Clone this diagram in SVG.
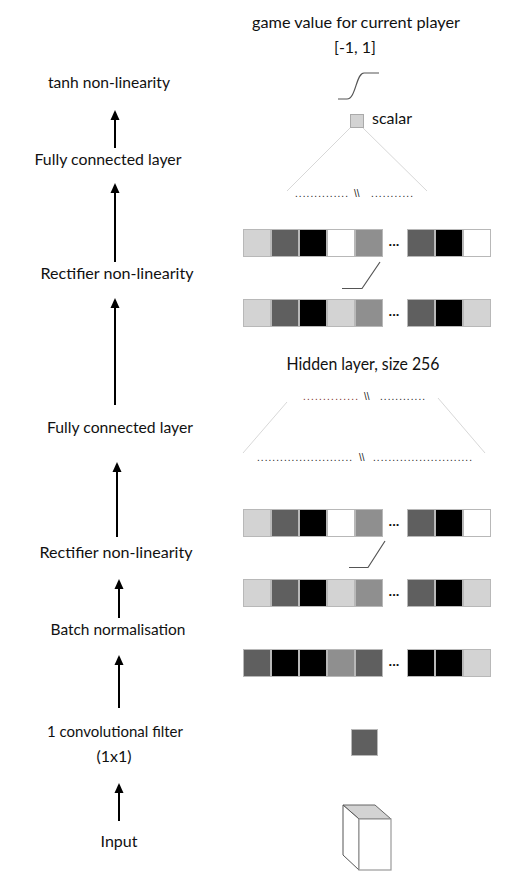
<svg xmlns="http://www.w3.org/2000/svg" width="513" height="873" viewBox="0 0 513 873">
<defs>
<style>
.lbl{font-family:Lato,"Open Sans","Liberation Sans",sans-serif;font-size:16px;fill:#111;text-anchor:middle}
.big{font-size:18px}
.dots{font-family:"Liberation Sans",sans-serif;font-size:10px;fill:#222}
.ell{font-family:"Liberation Sans",sans-serif;font-size:13px;font-weight:bold;fill:#111;text-anchor:middle}
.sq{stroke:#b8b8b8;stroke-width:1}
.lg{fill:#d3d3d3}.dg{fill:#5f5f5f}.bk{fill:#000}.wh{fill:#fff}.mg{fill:#8f8f8f}
.arr{stroke:#000;stroke-width:2;fill:none}
.thin{stroke:#d8d8d8;stroke-width:1;fill:none}
.fn{stroke:#555;stroke-width:1.2;fill:none}
</style>
<marker id="ah" markerUnits="userSpaceOnUse" markerWidth="10" markerHeight="10" refX="8" refY="5" orient="auto" viewBox="0 0 10 10">
<polygon points="10,5 0,0.5 0,9.5" fill="#000"/>
</marker>
<g id="rowA">
<rect class="sq lg" x="243.5" y="0.5" width="27" height="27"/>
<rect class="sq dg" x="271.5" y="0.5" width="27" height="27"/>
<rect class="sq bk" x="299.5" y="0.5" width="27" height="27"/>
<rect class="sq wh" x="327.5" y="0.5" width="27" height="27"/>
<rect class="sq mg" x="355.5" y="0.5" width="27" height="27"/>
<text class="ell" x="394" y="17">...</text>
<rect class="sq dg" x="407.5" y="0.5" width="27" height="27"/>
<rect class="sq bk" x="435.5" y="0.5" width="27" height="27"/>
<rect class="sq wh" x="463.5" y="0.5" width="27" height="27"/>
</g>
<g id="rowB">
<rect class="sq lg" x="243.5" y="0.5" width="27" height="27"/>
<rect class="sq dg" x="271.5" y="0.5" width="27" height="27"/>
<rect class="sq bk" x="299.5" y="0.5" width="27" height="27"/>
<rect class="sq lg" x="327.5" y="0.5" width="27" height="27"/>
<rect class="sq mg" x="355.5" y="0.5" width="27" height="27"/>
<text class="ell" x="394" y="17">...</text>
<rect class="sq dg" x="407.5" y="0.5" width="27" height="27"/>
<rect class="sq bk" x="435.5" y="0.5" width="27" height="27"/>
<rect class="sq lg" x="463.5" y="0.5" width="27" height="27"/>
</g>
</defs>
<rect width="513" height="873" fill="#fff"/>

<g id="labels">
<g id="lbl-tanh"><text class="lbl" x="109" y="88" textLength="122" lengthAdjust="spacingAndGlyphs">tanh non-linearity</text></g>
<g id="lbl-fc2"><text class="lbl" x="108" y="165" textLength="147" lengthAdjust="spacingAndGlyphs">Fully connected layer</text></g>
<g id="lbl-relu2"><text class="lbl" x="117" y="279" textLength="153" lengthAdjust="spacingAndGlyphs">Rectifier non-linearity</text></g>
<g id="lbl-fc1"><text class="lbl" x="120" y="433" textLength="146" lengthAdjust="spacingAndGlyphs">Fully connected layer</text></g>
<g id="lbl-relu1"><text class="lbl" x="116" y="558" textLength="153" lengthAdjust="spacingAndGlyphs">Rectifier non-linearity</text></g>
<g id="lbl-bn"><text class="lbl" x="118" y="635" textLength="135" lengthAdjust="spacingAndGlyphs">Batch normalisation</text></g>
<g id="lbl-conv"><text class="lbl" x="115" y="737" textLength="136" lengthAdjust="spacingAndGlyphs">1 convolutional filter</text><text class="lbl" x="114" y="762">(1x1)</text></g>
<g id="lbl-input"><text class="lbl" x="119" y="847">Input</text></g>
</g>

<g id="connectors">
<line class="arr" x1="115" y1="148" x2="115" y2="112" marker-end="url(#ah)"/>
<line class="arr" x1="115" y1="262" x2="115" y2="185" marker-end="url(#ah)"/>
<line class="arr" x1="115" y1="405" x2="115" y2="300" marker-end="url(#ah)"/>
<line class="arr" x1="117" y1="537" x2="117" y2="464" marker-end="url(#ah)"/>
<line class="arr" x1="119" y1="618" x2="119" y2="581" marker-end="url(#ah)"/>
<line class="arr" x1="119" y1="708" x2="119" y2="657" marker-end="url(#ah)"/>
<line class="arr" x1="119" y1="821" x2="119" y2="785" marker-end="url(#ah)"/>
</g>

<g id="output">
<text class="lbl" x="356" y="28" textLength="208" lengthAdjust="spacingAndGlyphs">game value for current player</text>
<text class="lbl" x="355" y="53">[-1, 1]</text>
<path class="fn" d="M338,99 H347 C356,99 356,73 364,73 H379"/>
<rect x="350.5" y="114.5" width="13" height="13" fill="#d3d3d3" stroke="#aaa"/>
<text class="lbl" x="372" y="124" style="text-anchor:start">scalar</text>
</g>

<g id="fc2">
<line class="thin" x1="350" y1="128" x2="287" y2="191"/>
<line class="thin" x1="363" y1="128" x2="427" y2="191"/>
<text class="dots" x="295" y="197" textLength="53" lengthAdjust="spacing">..............</text>
<text class="dots" x="354" y="197">\\</text>
<text class="dots" x="371" y="197" textLength="42" lengthAdjust="spacing">...........</text>
</g>

<g id="relu2-out"><use href="#rowA" x="0" y="229"/></g>
<path id="relu2-fn" class="fn" d="M342,288.5 H362 L380,262"/>
<g id="hidden"><use href="#rowB" x="0" y="299"/></g>

<g id="fc1">
<text class="lbl big" x="363" y="370" textLength="153" lengthAdjust="spacingAndGlyphs">Hidden layer, size 256</text>
<text class="dots" x="303" y="400" textLength="55" lengthAdjust="spacing" style="fill:#7a2a22">..............</text>
<text class="dots" x="364" y="400">\\</text>
<text class="dots" x="380" y="400" textLength="45" lengthAdjust="spacing">............</text>
<line class="thin" x1="287" y1="402" x2="243" y2="453"/>
<line class="thin" x1="438" y1="398" x2="485" y2="453"/>
<text class="dots" x="257" y="461" textLength="95" lengthAdjust="spacing">.........................</text>
<text class="dots" x="359" y="461">\\</text>
<text class="dots" x="373" y="461" textLength="99" lengthAdjust="spacing">..........................</text>
</g>

<g id="relu1-out"><use href="#rowA" x="0" y="509"/></g>
<path id="relu1-fn" class="fn" d="M349,567.5 H368 L385,541"/>
<g id="bn-out"><use href="#rowB" x="0" y="579"/></g>

<g id="conv-out">
<rect class="sq dg" x="243.5" y="649.5" width="27" height="27"/>
<rect class="sq bk" x="271.5" y="649.5" width="27" height="27"/>
<rect class="sq bk" x="299.5" y="649.5" width="27" height="27"/>
<rect class="sq mg" x="327.5" y="649.5" width="27" height="27"/>
<rect class="sq dg" x="355.5" y="649.5" width="27" height="27"/>
<text class="ell" x="394" y="666">...</text>
<rect class="sq bk" x="407.5" y="649.5" width="27" height="27"/>
<rect class="sq bk" x="435.5" y="649.5" width="27" height="27"/>
<rect class="sq lg" x="463.5" y="649.5" width="27" height="27"/>
</g>

<g id="filter"><rect class="sq dg" x="351.5" y="729.5" width="26" height="26"/></g>

<g id="input">
<polygon points="343,805 375,805 391,819 359,819" fill="#d3d3d3" stroke="#666" stroke-width="1"/>
<polygon points="343,805 359,819 359,870 343,855" fill="#fff" stroke="#555" stroke-width="1"/>
<rect x="359" y="819" width="32" height="51" fill="#fff" stroke="#999" stroke-width="1.2"/>
</g>
</svg>
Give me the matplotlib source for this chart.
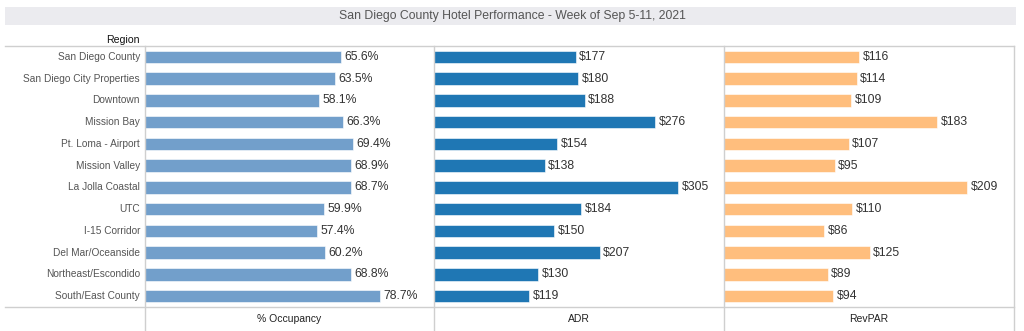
_ _ _ _
Your copy of the data should match it exactly, except that pictures are left out.

▶ _Full answer_
Clone this diagram in SVG.
<svg xmlns="http://www.w3.org/2000/svg" width="513" height="873" viewBox="0 0 513 873">
<defs>
<style>
.lbl{font-family:Lato,"Open Sans","Liberation Sans",sans-serif;font-size:16px;fill:#111;text-anchor:middle}
.big{font-size:18px}
.dots{font-family:"Liberation Sans",sans-serif;font-size:10px;fill:#222}
.ell{font-family:"Liberation Sans",sans-serif;font-size:13px;font-weight:bold;fill:#111;text-anchor:middle}
.sq{stroke:#b8b8b8;stroke-width:1}
.lg{fill:#d3d3d3}.dg{fill:#5f5f5f}.bk{fill:#000}.wh{fill:#fff}.mg{fill:#8f8f8f}
.arr{stroke:#000;stroke-width:2;fill:none}
.thin{stroke:#d8d8d8;stroke-width:1;fill:none}
.fn{stroke:#555;stroke-width:1.2;fill:none}
</style>
<marker id="ah" markerUnits="userSpaceOnUse" markerWidth="10" markerHeight="10" refX="8" refY="5" orient="auto" viewBox="0 0 10 10">
<polygon points="10,5 0,0.5 0,9.5" fill="#000"/>
</marker>
<g id="rowA">
<rect class="sq lg" x="243.5" y="0.5" width="27" height="27"/>
<rect class="sq dg" x="271.5" y="0.5" width="27" height="27"/>
<rect class="sq bk" x="299.5" y="0.5" width="27" height="27"/>
<rect class="sq wh" x="327.5" y="0.5" width="27" height="27"/>
<rect class="sq mg" x="355.5" y="0.5" width="27" height="27"/>
<text class="ell" x="394" y="17">...</text>
<rect class="sq dg" x="407.5" y="0.5" width="27" height="27"/>
<rect class="sq bk" x="435.5" y="0.5" width="27" height="27"/>
<rect class="sq wh" x="463.5" y="0.5" width="27" height="27"/>
</g>
<g id="rowB">
<rect class="sq lg" x="243.5" y="0.5" width="27" height="27"/>
<rect class="sq dg" x="271.5" y="0.5" width="27" height="27"/>
<rect class="sq bk" x="299.5" y="0.5" width="27" height="27"/>
<rect class="sq lg" x="327.5" y="0.5" width="27" height="27"/>
<rect class="sq mg" x="355.5" y="0.5" width="27" height="27"/>
<text class="ell" x="394" y="17">...</text>
<rect class="sq dg" x="407.5" y="0.5" width="27" height="27"/>
<rect class="sq bk" x="435.5" y="0.5" width="27" height="27"/>
<rect class="sq lg" x="463.5" y="0.5" width="27" height="27"/>
</g>
</defs>
<rect width="513" height="873" fill="#fff"/>

<g id="labels">
<g id="lbl-tanh"><text class="lbl" x="109" y="88" textLength="122" lengthAdjust="spacingAndGlyphs">tanh non-linearity</text></g>
<g id="lbl-fc2"><text class="lbl" x="108" y="165" textLength="147" lengthAdjust="spacingAndGlyphs">Fully connected layer</text></g>
<g id="lbl-relu2"><text class="lbl" x="117" y="279" textLength="153" lengthAdjust="spacingAndGlyphs">Rectifier non-linearity</text></g>
<g id="lbl-fc1"><text class="lbl" x="120" y="433" textLength="146" lengthAdjust="spacingAndGlyphs">Fully connected layer</text></g>
<g id="lbl-relu1"><text class="lbl" x="116" y="558" textLength="153" lengthAdjust="spacingAndGlyphs">Rectifier non-linearity</text></g>
<g id="lbl-bn"><text class="lbl" x="118" y="635" textLength="135" lengthAdjust="spacingAndGlyphs">Batch normalisation</text></g>
<g id="lbl-conv"><text class="lbl" x="115" y="737" textLength="136" lengthAdjust="spacingAndGlyphs">1 convolutional filter</text><text class="lbl" x="114" y="762">(1x1)</text></g>
<g id="lbl-input"><text class="lbl" x="119" y="847">Input</text></g>
</g>

<g id="connectors">
<line class="arr" x1="115" y1="148" x2="115" y2="112" marker-end="url(#ah)"/>
<line class="arr" x1="115" y1="262" x2="115" y2="185" marker-end="url(#ah)"/>
<line class="arr" x1="115" y1="405" x2="115" y2="300" marker-end="url(#ah)"/>
<line class="arr" x1="117" y1="537" x2="117" y2="464" marker-end="url(#ah)"/>
<line class="arr" x1="119" y1="618" x2="119" y2="581" marker-end="url(#ah)"/>
<line class="arr" x1="119" y1="708" x2="119" y2="657" marker-end="url(#ah)"/>
<line class="arr" x1="119" y1="821" x2="119" y2="785" marker-end="url(#ah)"/>
</g>

<g id="output">
<text class="lbl" x="356" y="28" textLength="208" lengthAdjust="spacingAndGlyphs">game value for current player</text>
<text class="lbl" x="355" y="53">[-1, 1]</text>
<path class="fn" d="M338,99 H347 C356,99 356,73 364,73 H379"/>
<rect x="350.5" y="114.5" width="13" height="13" fill="#d3d3d3" stroke="#aaa"/>
<text class="lbl" x="372" y="124" style="text-anchor:start">scalar</text>
</g>

<g id="fc2">
<line class="thin" x1="350" y1="128" x2="287" y2="191"/>
<line class="thin" x1="363" y1="128" x2="427" y2="191"/>
<text class="dots" x="295" y="197" textLength="53" lengthAdjust="spacing">..............</text>
<text class="dots" x="354" y="197">\\</text>
<text class="dots" x="371" y="197" textLength="42" lengthAdjust="spacing">...........</text>
</g>

<g id="relu2-out"><use href="#rowA" x="0" y="229"/></g>
<path id="relu2-fn" class="fn" d="M342,288.5 H362 L380,262"/>
<g id="hidden"><use href="#rowB" x="0" y="299"/></g>

<g id="fc1">
<text class="lbl big" x="363" y="370" textLength="153" lengthAdjust="spacingAndGlyphs">Hidden layer, size 256</text>
<text class="dots" x="303" y="400" textLength="55" lengthAdjust="spacing" style="fill:#7a2a22">..............</text>
<text class="dots" x="364" y="400">\\</text>
<text class="dots" x="380" y="400" textLength="45" lengthAdjust="spacing">............</text>
<line class="thin" x1="287" y1="402" x2="243" y2="453"/>
<line class="thin" x1="438" y1="398" x2="485" y2="453"/>
<text class="dots" x="257" y="461" textLength="95" lengthAdjust="spacing">.........................</text>
<text class="dots" x="359" y="461">\\</text>
<text class="dots" x="373" y="461" textLength="99" lengthAdjust="spacing">..........................</text>
</g>

<g id="relu1-out"><use href="#rowA" x="0" y="509"/></g>
<path id="relu1-fn" class="fn" d="M349,567.5 H368 L385,541"/>
<g id="bn-out"><use href="#rowB" x="0" y="579"/></g>

<g id="conv-out">
<rect class="sq dg" x="243.5" y="649.5" width="27" height="27"/>
<rect class="sq bk" x="271.5" y="649.5" width="27" height="27"/>
<rect class="sq bk" x="299.5" y="649.5" width="27" height="27"/>
<rect class="sq mg" x="327.5" y="649.5" width="27" height="27"/>
<rect class="sq dg" x="355.5" y="649.5" width="27" height="27"/>
<text class="ell" x="394" y="666">...</text>
<rect class="sq bk" x="407.5" y="649.5" width="27" height="27"/>
<rect class="sq bk" x="435.5" y="649.5" width="27" height="27"/>
<rect class="sq lg" x="463.5" y="649.5" width="27" height="27"/>
</g>

<g id="filter"><rect class="sq dg" x="351.5" y="729.5" width="26" height="26"/></g>

<g id="input">
<polygon points="343,805 375,805 391,819 359,819" fill="#d3d3d3" stroke="#666" stroke-width="1"/>
<polygon points="343,805 359,819 359,870 343,855" fill="#fff" stroke="#555" stroke-width="1"/>
<rect x="359" y="819" width="32" height="51" fill="#fff" stroke="#999" stroke-width="1.2"/>
</g>
</svg>
Give me the matplotlib source for this chart.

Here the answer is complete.